Что же ждет эту «субъективную» свободу? В условиях «обесценивания истины», «обесценивания индивидуальностей» она сама тоже оказывается полностью обесцененной. Она годна только на то, чтобы производить «кошмары и химеры». Причем если художник беспрекословно встает на путь оправдания насилия, то он производит демагогические химеры – те, которые должны, «подобно примитивному боевому кличу, развязать и активизировать политическую энергию». Тогда уже какая бы то ни было субъективная свобода художника становится чистой фикцией, ее попросту нет, и художник превращается в механического отливщика демагогических стандартов. Эти стандарты, вполне «химерические» по своему существу, внешне должны быть совершенно, до примитивности доступными, грубо доступными, – иначе как же они смогут действовать на массы (собственно фашистское «искусство», официально поощрявшееся фашистскими государствами, никогда не было ни абстрактным, ни «заумным»)? Если же художник остается в стороне от непосредственного служения догме насилия, но все-таки ощущает ее как неизбежность, как рок, тяготеющий над миром, тогда ему остается творить «кошмары и химеры» в чистом виде, не связанные прямо с политической демагогией, но зато и не связанные с чем бы то ни было позитивным. Ведь индивидуальность, признающая себя обесцененной, может производить только антиценности. Она встает на путь бессильного, само над собой глумящегося фрондирования, однообразных «абстрактных» гримас, художественного упадка. В этом случае некая видимость субъективной свободы сохраняется, но она совершенно бесплодна.

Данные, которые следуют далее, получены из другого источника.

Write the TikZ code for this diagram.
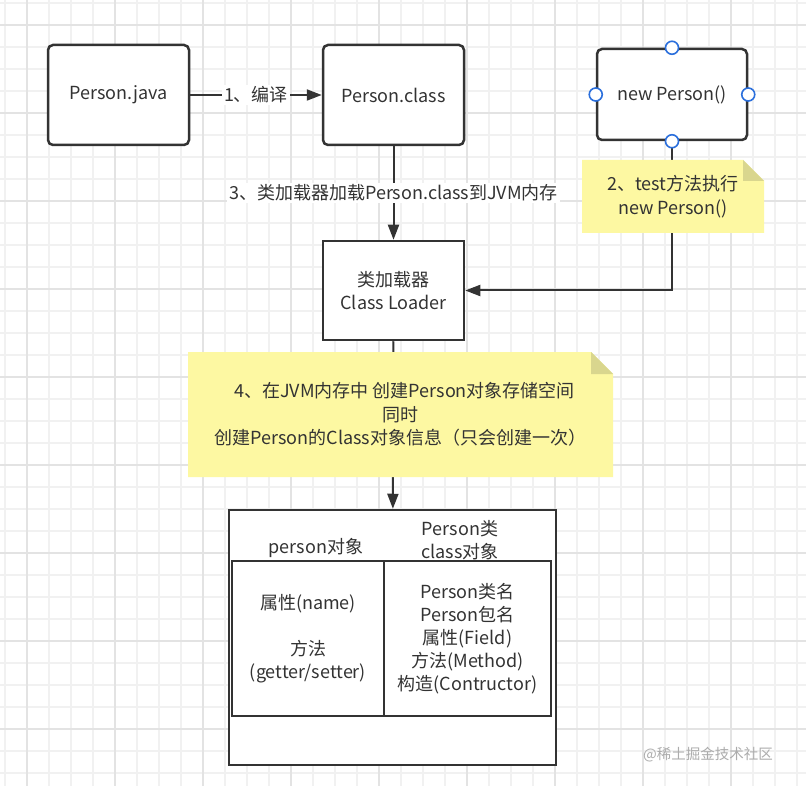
\documentclass[tikz,border=0pt]{standalone}
\usepackage{fontspec}
\setmainfont{Noto Sans CJK SC}
\usepackage{xcolor}
\usepackage{tikz}
\usetikzlibrary{arrows.meta,positioning,backgrounds}
\definecolor{ink}{HTML}{333333}
\definecolor{notey}{HTML}{FDF8A2}
\definecolor{notefold}{HTML}{D9D68E}
\definecolor{gridminor}{HTML}{F1F1F1}
\definecolor{gridmajor}{HTML}{E3E3E3}
\definecolor{pinblue}{HTML}{2B6FDC}
\pgfdeclarelayer{grid}
\pgfsetlayers{grid,background,main}
\tikzset{
  procbox/.style={
    rectangle, draw=ink, fill=white, line width=2.5pt, rounded corners=5pt,
    minimum width=141pt, minimum height=100pt,
    font=\fontsize{18}{23.5}\selectfont, align=center, text=ink
  },
  plainbox/.style={
    rectangle, draw=ink, fill=white, line width=2.5pt,
    font=\fontsize{18}{23.5}\selectfont, align=center, text=ink
  },
  notebox/.style={
    rectangle, font=\fontsize{18}{23.5}\selectfont, align=center, text=ink,
    path picture={
      \fill[notey] (path picture bounding box.south west)
        -- (path picture bounding box.north west)
        -- ([xshift=-#1]path picture bounding box.north east)
        -- ([yshift=-#1]path picture bounding box.north east)
        -- (path picture bounding box.south east) -- cycle;
      \fill[notefold] ([xshift=-#1]path picture bounding box.north east)
        -- ([xshift=-#1,yshift=-#1]path picture bounding box.north east)
        -- ([yshift=-#1]path picture bounding box.north east) -- cycle;
    }
  },
  notebox/.default=21pt,
  pin/.style={circle, draw=pinblue, fill=white, line width=1.6pt,
    minimum size=13pt, inner sep=0pt},
  flow/.style={-{Triangle[length=15pt,width=11pt]}, draw=ink, line width=2pt},
  flowlabel/.style={fill=white, inner sep=2pt, text=ink,
    font=\fontsize{18}{23.5}\selectfont},
  celltext/.style={font=\fontsize{18}{23}\selectfont, align=center, text=ink},
}

\begin{document}
\begin{tikzpicture}[x=1pt, y=-1pt]
    \useasboundingbox (0,0) rectangle (806,786);
    % grid paper
    \begin{pgfonlayer}{grid}
      \fill[white] (0,0) rectangle (806,786);
      \foreach \gx in {5,27,...,806} \draw[gridminor, line width=1.2pt] (\gx,0) -- (\gx,786);
      \foreach \gy in {3,25,...,786} \draw[gridminor, line width=1.2pt] (0,\gy) -- (806,\gy);
      \foreach \gx in {27,115,...,806} \draw[gridmajor, line width=1.5pt] (\gx,0) -- (\gx,786);
      \foreach \gy in {25,113,...,786} \draw[gridmajor, line width=1.5pt] (0,\gy) -- (806,\gy);
    \end{pgfonlayer}

    \node[procbox] (java) at (118.5,95) {Person.java};
    \node[procbox] (class) at (393.5,95) {Person.class};
    \node[procbox, minimum width=150pt, minimum height=91pt] (newp) at (672,94.5) {new Person()};
    \node[pin] (newp-n) at (newp.north) {};
    \node[pin] (newp-w) at (newp.west) {};
    \node[pin] (newp-e) at (newp.east) {};
    \node[plainbox, minimum width=141pt, minimum height=99pt] (loader) at (393.5,290.5) {类加载器\\Class Loader};

    % memory area
    \node[plainbox, minimum width=327pt, minimum height=255pt] (memory) at (392.5,637.5) {};
    \node[plainbox, minimum width=152pt, minimum height=155pt, celltext] (objcell) at (308,638.5)
      {属性(name)\\[23pt]方法\\(getter/setter)};
    \node[plainbox, minimum width=167pt, minimum height=155pt, celltext] (clscell) at (467.5,638.5)
      {Person类名\\Person包名\\属性(Field)\\方法(Method)\\构造(Contructor)};
    \node[celltext] (objhead) at (316,548) {person对象};
    \node[celltext, inner sep=0pt] (clshead) at (460,540) {Person类\\class对象};

    \begin{scope}[on background layer]
      \draw[flow] (java) -- (class) node[midway, flowlabel] {1、编译};
      \draw[flow] (class) -- (loader) node[midway, flowlabel] {3、类加载器加载Person.class到JVM内存};
      \draw[flow] (newp.south) |- (loader.east);
      \draw[flow] (loader) -- (memory);
    \end{scope}
    \node[pin] (newp-s) at (newp.south) {};

    \node[notebox, minimum width=182pt, minimum height=73pt] (note2) at (673,196.5) {2、test方法执行\\new Person()};
    \node[notebox=22pt, minimum width=425pt, minimum height=125pt] (note4) at (400.5,414.5)
      {\ \ 4、在JVM内存中 创建Person对象存储空间\\同时\\创建Person的Class对象信息（只会创建一次）};

    \node[text=gray!65, font=\fontsize{14.5}{16}\selectfont] (mark) at (708,755) {@稀土掘金技术社区};
\end{tikzpicture}
\end{document}
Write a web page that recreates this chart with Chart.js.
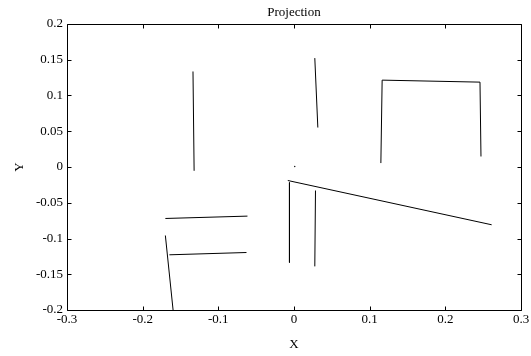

Происходит смыкание и перепутывание идей
Обезличенность, являющаяся необходимой почвой фашистской диктатуры, не есть историческая неизбежность, не есть рок, которому бесполезно сопротивляться. Как раз исторической неизбежностью является сопротивление ему, и недаром Томас Манн писал, что фашистский режим «ничего не понимает в требованиях истории». У людей есть свобода выбора, воля к выходу из любого кризиса. Нет такого положения, при котором они были бы вынуждены «продавать душу черту». Поскольку это так, постольку не неизбежен и упадок искусства. Гангрена поражает лишь некоторые участки мирового художественного организма, но искусство не умирает, в нем продолжаются упорные, трудные, подчас обходные поиски выхода к новому гуманизму.
Что делает в это опасное время Леверкюн? С кем он – с Брейзахером и Цур Хойэ или с другими? Или, может быть, с Цейтбломом? Он, как всегда, один. Он пишет ораторию «Апокалипсис» по мотивам гравюр Дюрера – исступленную поэму конца, гибели мира.
Цейтблом признается, что его тревожила и мучила замечаемая им перекличка, какие-то совпадения между «словопрениями за круглым столом Кридвиса» и новым произведением Леверкюна. Первые могли восприниматься как «холодно-интеллектуальный комментарий» к оратории «Апокалипсис», где тоже провозглашался конец, крах насущных ценностей индивидуалистической эры, и соответственно этому сами музыкальные формы представляли собой «бурную вспышку архаизма», возврат к принципам культовой музыки, и даже примитивно культовой, «варварской», «заклинающей» в сочетании с привкусом «машинизации». Но разница слишком велика, что и показывает Цейтблом, описывая ораторию Леверкюна (описание, принадлежащее к художественно сильнейшим страницам романа). Если кружок Кридвиса встречает наступающее почти с удовлетворением, то музыка Леверкюна трагедийна, для него наступающее отождествлено с безднами ада, с его собственной мукой и карой.